Mercs for Money is a fictional superhero mercenary team appearing in American comic books published by Marvel Comics.

Publication history
Mercs for Money first appeared in Deadpool #1 (Dec. 2015) and were created by Gerry Duggan. Eight months after the events of the Secret Wars storyline as seen during the All-New, All-Different Marvel event, Deadpool establishes a new team of Heroes for Hire. The roster consists of Solo, Madcap, Masacre, Slapstick, Foolkiller, Terror and Stingray. Matt Murdock and Luke Cage are shown planning legal action against Deadpool. After the lawsuit goes through, Deadpool renames his Heroes for Hire group into Deadpool's "Mercs for Money."

Fictional team biography

Deadpool's Mercs for Money
This group of mercenaries gathered together by Deadpool was originally named Heroes for Hire. Deadpool was inspired to create a franchise around his identity after Solo impersonated him and piggybacked on the merc's success to take jobs at Deadpool's pay rate. Solo's impersonation helped Deadpool become more popular, thus benefiting both mercs.
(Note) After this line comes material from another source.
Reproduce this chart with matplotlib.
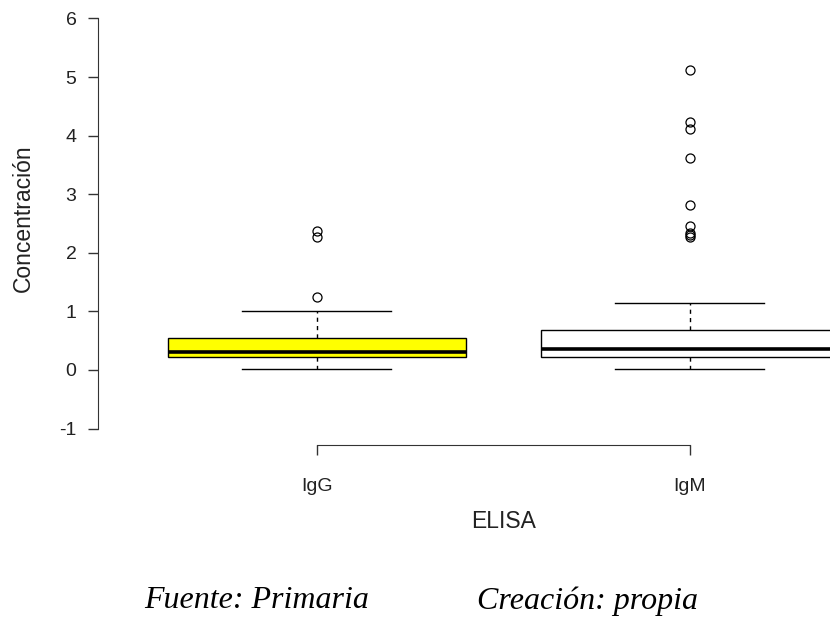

After turning Solo into his first employee, Deadpool began to recruit other vigilantes who would initially wear costumes identical to his like Foolkiller, Madcap, Masacre, Slapstick, Stingray and Terror. Deadpool's team was legally forced to change their name after receiving a cease an desist letter from Luke Cage and Matt Murdock. They chose "Mercs for Money" as the replacement name. What the other members don't know is that Stingray is secretly working for Captain America to keep him updated on the more deranged members of the Mercs for Money. Around this time, the Mercs for Money began to use color-coded costumes to distinguish each other from an independent Deadpool impersonator who was ruining the real one's reputation. It turned out that the evil Deadpool impersonator was Mercs for Money member Madcap. Once they got rid of Madcap, the Mercs for Money began using their own personal uniforms.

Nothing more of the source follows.